In the fourth quarter, Okta's revenue grew 33% year over year, fueled by subscription revenue that grew 34%. While the company continued to generate operating and net losses, those were balanced by record operating cash flow and free cash flow -- which illustrates that consistent profits are only a matter of time. 

Okta generated revenue of $1.86 billion in 2022, but that's a drop in the bucket compared to its total opportunity, which management estimates at $80 billion. 

The company's strong performance in the face of macroeconomic headwinds has buoyed investor confidence, lifting the stock more than 91% since November. There's likely more where that came from.


Alphabet (GOOGL -0.77%) (GOOG -0.76%) is truly a company that needs no introduction, as Google is the preferred search engine worldwide, fueling its equally dominant digital advertising business. This one-two punch helped fuel the company's rise to growth stock stardom, up as much as 6,951%. 

The company's industry-leading position didn't make Alphabet immune to the downturn and subsequent fall-off in ad spending -- pushing the stock down as much as 44% from its high. 

Yet, it's important to put those declines in context. Google currently controls 93% of the worldwide search market. This acts as a funnel for the company's industry-leading digital advertising, which controls roughly 30% of worldwide digital ad spending, according to industry publication Digiday. Let's not forget Google Cloud, the fastest-growing of the major cloud infrastructure providers, growing 36% year over year to control 10% of the market in the fourth quarter. This was faster than No. 1 Amazon Web Services and No. 2 Microsoft Azure, which grew by 32% and 23%, respectively, according to research firm Canalys. 

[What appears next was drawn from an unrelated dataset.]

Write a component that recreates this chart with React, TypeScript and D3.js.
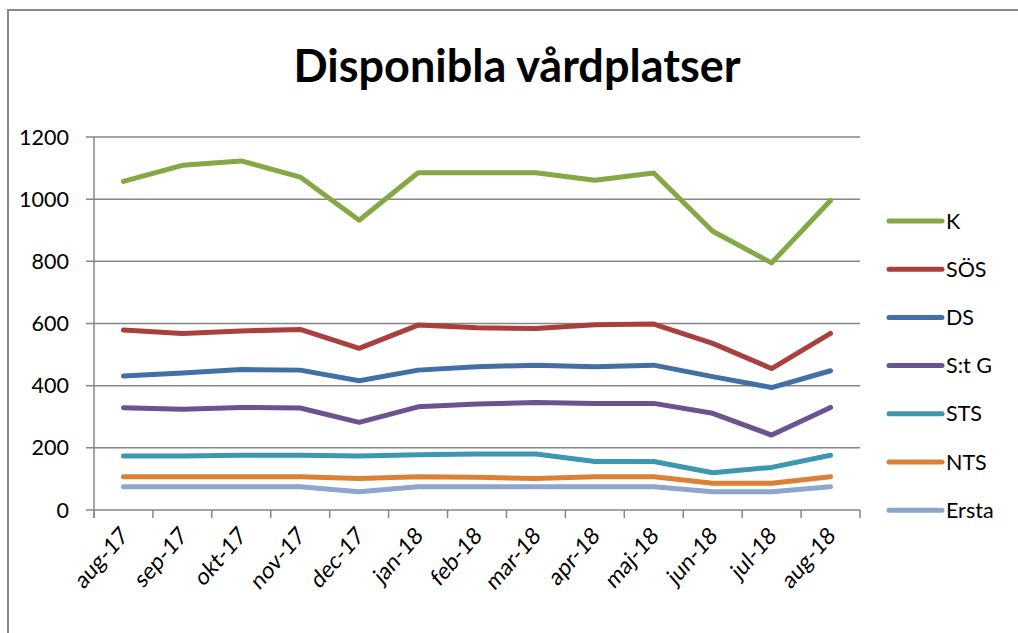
import React from 'react';
import * as d3 from 'd3';

// chart data
const months = ['aug-17', 'sep-17', 'okt-17', 'nov-17', 'dec-17', 'jan-18', 'feb-18', 'mar-18', 'apr-18', 'maj-18', 'jun-18', 'jul-18', 'aug-18'];
const seriesNames = ['K', 'SÖS', 'DS', 'S:t G', 'STS', 'NTS', 'Ersta'];
const K = [1057, 1109, 1123, 1071, 932, 1085, 1085, 1085, 1061, 1084, 897, 795, 996];
const SOS = [579, 568, 576, 581, 520, 595, 586, 584, 596, 598, 536, 455, 568];
const DS = [431, 441, 452, 450, 416, 450, 461, 466, 461, 466, 429, 394, 448];
const StG = [329, 324, 330, 328, 282, 332, 341, 346, 343, 343, 311, 241, 330];
const STS = [174, 174, 176, 176, 174, 178, 180, 180, 156, 156, 120, 137, 176];
const NTS = [107, 107, 107, 107, 101, 107, 105, 101, 107, 107, 86, 86, 107];
const Ersta = [75, 75, 75, 75, 59, 75, 75, 75, 75, 75, 59, 59, 75];
const yTicks = [0, 200, 400, 600, 800, 1000, 1200];

const colors = ['#86a844', '#a9403d', '#416fa6', '#6b5290', '#3d97ae', '#db8136', '#8ea5cc'];
const allValues = [K, SOS, DS, StG, STS, NTS, Ersta];

const W = 1018;
const H = 633;
const margin = { top: 137, left: 94, right: 158, bottom: 123 };
const font = 'Lato, "Open Sans", sans-serif';
const gridColor = '#868686';

const App = () => {
  const x = d3.scaleBand().domain(months).range([margin.left, W - margin.right]).padding(0);
  const y = d3.scaleLinear().domain([0, 1200]).range([H - margin.bottom, margin.top]);
  const bw = x.bandwidth();
  const cx = (m: string) => (x(m) as number) + bw / 2;

  const line = d3.line<number>()
    .x((d, i) => cx(months[i]))
    .y(d => y(d));

  const x0 = margin.left;
  const x1 = W - margin.right;
  const yBase = y(0);

  return (
    <svg width={W} height={H} style={{ position: 'absolute', left: 0, top: 0, background: '#fff' }}>
      {/* outer frame */}
      <path d={`M8,${H} L8,10 L${W},10`} fill="none" stroke={gridColor} strokeWidth={2} />

      <text x={517} y={82} textAnchor="middle" fontFamily={font} fontWeight="bold" fontSize={46}
        textLength={447} lengthAdjust="spacingAndGlyphs" fill="#000">Disponibla vårdplatser</text>

      {/* grid + y axis */}
      {yTicks.map(t => (
        <g key={t}>
          <line x1={x0 - 8} x2={x1} y1={y(t)} y2={y(t)} stroke={gridColor} strokeWidth={1.5} />
          <text x={69} y={y(t) + 7.5} textAnchor="end" fontFamily={font} fontSize={21.5} fill="#000">{t}</text>
        </g>
      ))}
      <line x1={x0} x2={x0} y1={y(1200)} y2={yBase + 8} stroke={gridColor} strokeWidth={1.5} />

      {/* x axis ticks */}
      {months.concat(['']).map((m, i) => {
        const tx = x0 + i * bw;
        return <line key={i} x1={tx} x2={tx} y1={yBase} y2={yBase + 8} stroke={gridColor} strokeWidth={1.5} />;
      })}
      {months.map(m => (
        <text key={m} transform={`translate(${cx(m) + 6},${yBase + 27}) scale(1,1.15) rotate(-45)`} textAnchor="end"
          fontFamily={font} fontSize={21} fill="#000">{m}</text>
      ))}

      {/* series */}
      {allValues.map((vals, si) => (
        <path key={seriesNames[si]} d={line(vals) || ''} fill="none" stroke={colors[si]} strokeWidth={5}
          strokeLinejoin="round" strokeLinecap="round" />
      ))}

      {/* legend */}
      {seriesNames.map((name, i) => {
        const ly = 221 + i * 48.2;
        return (
          <g key={name}>
            <line x1={889} x2={942} y1={ly} y2={ly} stroke={colors[i]} strokeWidth={5} strokeLinecap="round" />
            <text x={946} y={ly + 7.5} fontFamily={font} fontSize={21.5} fill="#000">{name}</text>
          </g>
        );
      })}
    </svg>
  );
};

export default App;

Furthermore, investors have begun to wise up to the probable upside, driving up Alphabet shares by 13% so far in 2023. Given the significant growth drivers and position in the various industries, the potential gains will likely be much higher.

OKTA PS Ratio (Forward 1y) Chart

Data by YCharts

You get what you pay for

I noted at the beginning that stocks with high valuations took a hit over past several years -- and these companies were among them. In fact, some investors might still balk at the somewhat lofty valuations of these stocks, which are currently selling at 2.3 to 7.9 times next year's sales, when most experts agree a reasonable price-to-sales ratio is between 1 and 2.

That said, valuation should never be the only consideration. Instead, it should be viewed in the context of a company's historical performance and potential for future growth.

Each of these industry disruptors is a leader in its respective field, making them all worthy of a premium. That's why I added to my position in each and every one of these growth stocks during the month of February.